── Given material

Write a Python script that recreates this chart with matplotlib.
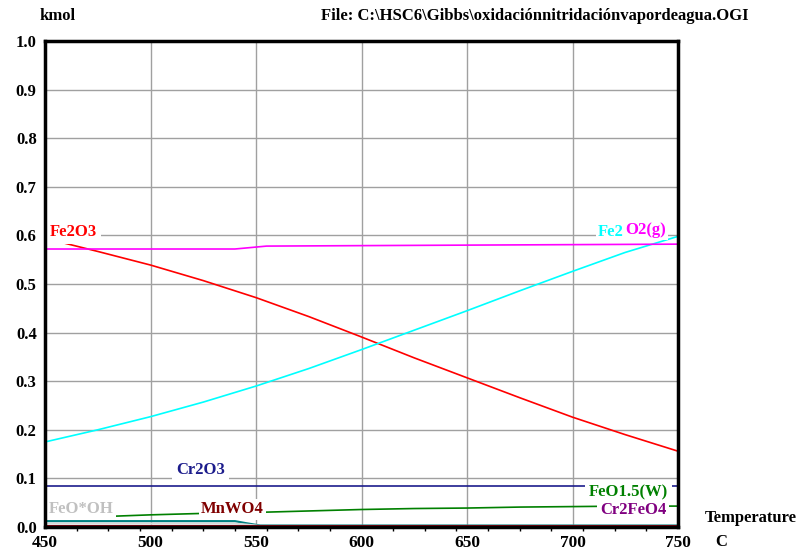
import matplotlib
matplotlib.use("Agg")
import matplotlib.pyplot as plt
from matplotlib.ticker import MultipleLocator

# Equilibrium amounts (kmol) versus temperature (C)
T = [450, 475, 500, 525, 550, 575, 600, 625, 650, 675, 700, 725, 750]
fe2o3 = [0.594, 0.567, 0.539, 0.507, 0.472, 0.433, 0.391, 0.348, 0.307, 0.266, 0.226, 0.190, 0.156]
fe2_cyan = [0.175, 0.200, 0.227, 0.257, 0.290, 0.326, 0.365, 0.405, 0.445, 0.486, 0.526, 0.565, 0.598]
feo15 = [0.018, 0.021, 0.025, 0.028, 0.030, 0.033, 0.036, 0.038, 0.039, 0.041, 0.042, 0.043, 0.043]
cr2o3 = [0.085] * len(T)

T_o2 = [450, 540, 555, 650, 750]
o2g = [0.572, 0.572, 0.578, 0.580, 0.582]

T_low = [450, 540, 545, 552, 600, 750]
teal_low = [0.012, 0.012, 0.008, 0.003, 0.003, 0.003]
feooh = [0.007, 0.007, 0.005, 0.002, 0.002, 0.002]
mnwo4 = [0.002] * len(T_low)
cr2feo4 = [0.003, 0.003, 0.003, 0.003, 0.003, 0.003]

x_ticks = [450, 500, 550, 600, 650, 700, 750]
y_ticks = [0.0, 0.1, 0.2, 0.3, 0.4, 0.5, 0.6, 0.7, 0.8, 0.9, 1.0]

serif = ["Liberation Serif", "DejaVu Serif"]
plt.rcParams["font.family"] = serif
plt.rcParams["font.weight"] = "bold"

fig = plt.figure(figsize=(8.0, 5.54), dpi=100)
ax = fig.add_axes([45 / 800, 27 / 554, 633 / 800, 486 / 554])

ax.set_xlim(450, 750)
ax.set_ylim(0, 1.0)
ax.set_xticks(x_ticks)
ax.set_yticks(y_ticks)
ax.set_xticklabels([str(v) for v in x_ticks], fontsize=12.5, fontweight="bold")
ax.set_yticklabels([f"{v:.1f}" for v in y_ticks], fontsize=12, fontweight="bold")
ax.xaxis.set_minor_locator(MultipleLocator(15))
ax.tick_params(axis="both", which="major", length=0, pad=6)
ax.tick_params(axis="x", which="minor", length=3, width=1, direction="out", color="black")
ax.tick_params(axis="y", which="minor", length=0)

ax.grid(True, which="major", color="#a0a0a0", linewidth=1.0, zorder=0)
for sp in ax.spines.values():
    sp.set_linewidth(2.5)
    sp.set_color("black")
    sp.set_zorder(8)

lw = 1.2
ax.plot(T, fe2o3, color="#ff0000", lw=lw, zorder=3)
ax.plot(T, fe2_cyan, color="#00ffff", lw=lw, zorder=3)
ax.plot(T_o2, o2g, color="#ff00ff", lw=lw, zorder=3)
ax.plot(T, cr2o3, color="#1c1c8c", lw=lw, zorder=3)
ax.plot(T, feo15, color="#008000", lw=lw, zorder=3)
# species close to zero stay visible in front of the label boxes
ax.plot(T_low, teal_low, color="#008080", lw=1.6, zorder=7)
ax.plot(T_low, feooh, color="#d8d8d8", lw=1.6, zorder=7)
ax.plot(T_low, cr2feo4, color="#800080", lw=1.8, zorder=7)
ax.plot(T_low, mnwo4, color="#800000", lw=2.0, zorder=7)


def label(x, y, s, color, z=4, pad=0.25):
    box = dict(facecolor="white", edgecolor="none", boxstyle=f"square,pad={pad}")
    ax.text(x, y, s, color=color, fontsize=12, fontweight="bold",
            ha="left", va="center", bbox=box, zorder=z)


label(452.4, 0.607, "Fe2O3", "#ff0000")
label(512.1, 0.117, "Cr2O3", "#1c1c8c")
label(451.9, 0.037, "FeO*OH", "#c0c0c0", pad=0.15)
label(524.0, 0.037, "MnWO4", "#800000", pad=0.15)
label(707.8, 0.071, "FeO1.5(W)", "#008000", z=4)
label(713.0, 0.034, "Cr2FeO4", "#800080", z=5, pad=0.15)
label(712.1, 0.607, "Fe2", "#00ffff", z=4, pad=0.1)
label(725.0, 0.611, "O2(g)", "#ff00ff", z=5, pad=0.1)

fig.text(40 / 800, 1 - 16 / 554, "kmol", fontsize=12, fontweight="bold",
         ha="left", va="center")
fig.text(749 / 800, 1 - 16 / 554,
         "File: C:\\HSC6\\Gibbs\\oxidaciónnitridaciónvapordeagua.OGI",
         fontsize=12, fontweight="bold", ha="right", va="center")
fig.text(705 / 800, 1 - 518 / 554, "Temperature", fontsize=12,
         fontweight="bold", ha="left", va="center")
fig.text(715 / 800, 1 - 542 / 554, "C", fontsize=12, fontweight="bold",
         ha="left", va="center")

fig.savefig("out.png", dpi=100, facecolor="white")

────

What you are asked to do: Write out the material above once more, exactly as it reads, with no pictures.

Exercise result:
Write a Python script that recreates this chart with matplotlib.
import matplotlib
matplotlib.use("Agg")
import matplotlib.pyplot as plt
from matplotlib.ticker import MultipleLocator

# Equilibrium amounts (kmol) versus temperature (C)
T = [450, 475, 500, 525, 550, 575, 600, 625, 650, 675, 700, 725, 750]
fe2o3 = [0.594, 0.567, 0.539, 0.507, 0.472, 0.433, 0.391, 0.348, 0.307, 0.266, 0.226, 0.190, 0.156]
fe2_cyan = [0.175, 0.200, 0.227, 0.257, 0.290, 0.326, 0.365, 0.405, 0.445, 0.486, 0.526, 0.565, 0.598]
feo15 = [0.018, 0.021, 0.025, 0.028, 0.030, 0.033, 0.036, 0.038, 0.039, 0.041, 0.042, 0.043, 0.043]
cr2o3 = [0.085] * len(T)

T_o2 = [450, 540, 555, 650, 750]
o2g = [0.572, 0.572, 0.578, 0.580, 0.582]

T_low = [450, 540, 545, 552, 600, 750]
teal_low = [0.012, 0.012, 0.008, 0.003, 0.003, 0.003]
feooh = [0.007, 0.007, 0.005, 0.002, 0.002, 0.002]
mnwo4 = [0.002] * len(T_low)
cr2feo4 = [0.003, 0.003, 0.003, 0.003, 0.003, 0.003]

x_ticks = [450, 500, 550, 600, 650, 700, 750]
y_ticks = [0.0, 0.1, 0.2, 0.3, 0.4, 0.5, 0.6, 0.7, 0.8, 0.9, 1.0]

serif = ["Liberation Serif", "DejaVu Serif"]
plt.rcParams["font.family"] = serif
plt.rcParams["font.weight"] = "bold"

fig = plt.figure(figsize=(8.0, 5.54), dpi=100)
ax = fig.add_axes([45 / 800, 27 / 554, 633 / 800, 486 / 554])

ax.set_xlim(450, 750)
ax.set_ylim(0, 1.0)
ax.set_xticks(x_ticks)
ax.set_yticks(y_ticks)
ax.set_xticklabels([str(v) for v in x_ticks], fontsize=12.5, fontweight="bold")
ax.set_yticklabels([f"{v:.1f}" for v in y_ticks], fontsize=12, fontweight="bold")
ax.xaxis.set_minor_locator(MultipleLocator(15))
ax.tick_params(axis="both", which="major", length=0, pad=6)
ax.tick_params(axis="x", which="minor", length=3, width=1, direction="out", color="black")
ax.tick_params(axis="y", which="minor", length=0)

ax.grid(True, which="major", color="#a0a0a0", linewidth=1.0, zorder=0)
for sp in ax.spines.values():
    sp.set_linewidth(2.5)
    sp.set_color("black")
    sp.set_zorder(8)

lw = 1.2
ax.plot(T, fe2o3, color="#ff0000", lw=lw, zorder=3)
ax.plot(T, fe2_cyan, color="#00ffff", lw=lw, zorder=3)
ax.plot(T_o2, o2g, color="#ff00ff", lw=lw, zorder=3)
ax.plot(T, cr2o3, color="#1c1c8c", lw=lw, zorder=3)
ax.plot(T, feo15, color="#008000", lw=lw, zorder=3)
# species close to zero stay visible in front of the label boxes
ax.plot(T_low, teal_low, color="#008080", lw=1.6, zorder=7)
ax.plot(T_low, feooh, color="#d8d8d8", lw=1.6, zorder=7)
ax.plot(T_low, cr2feo4, color="#800080", lw=1.8, zorder=7)
ax.plot(T_low, mnwo4, color="#800000", lw=2.0, zorder=7)


def label(x, y, s, color, z=4, pad=0.25):
    box = dict(facecolor="white", edgecolor="none", boxstyle=f"square,pad={pad}")
    ax.text(x, y, s, color=color, fontsize=12, fontweight="bold",
            ha="left", va="center", bbox=box, zorder=z)


label(452.4, 0.607, "Fe2O3", "#ff0000")
label(512.1, 0.117, "Cr2O3", "#1c1c8c")
label(451.9, 0.037, "FeO*OH", "#c0c0c0", pad=0.15)
label(524.0, 0.037, "MnWO4", "#800000", pad=0.15)
label(707.8, 0.071, "FeO1.5(W)", "#008000", z=4)
label(713.0, 0.034, "Cr2FeO4", "#800080", z=5, pad=0.15)
label(712.1, 0.607, "Fe2", "#00ffff", z=4, pad=0.1)
label(725.0, 0.611, "O2(g)", "#ff00ff", z=5, pad=0.1)

fig.text(40 / 800, 1 - 16 / 554, "kmol", fontsize=12, fontweight="bold",
         ha="left", va="center")
fig.text(749 / 800, 1 - 16 / 554,
         "File: C:\\HSC6\\Gibbs\\oxidaciónnitridaciónvapordeagua.OGI",
         fontsize=12, fontweight="bold", ha="right", va="center")
fig.text(705 / 800, 1 - 518 / 554, "Temperature", fontsize=12,
         fontweight="bold", ha="left", va="center")
fig.text(715 / 800, 1 - 542 / 554, "C", fontsize=12, fontweight="bold",
         ha="left", va="center")

fig.savefig("out.png", dpi=100, facecolor="white")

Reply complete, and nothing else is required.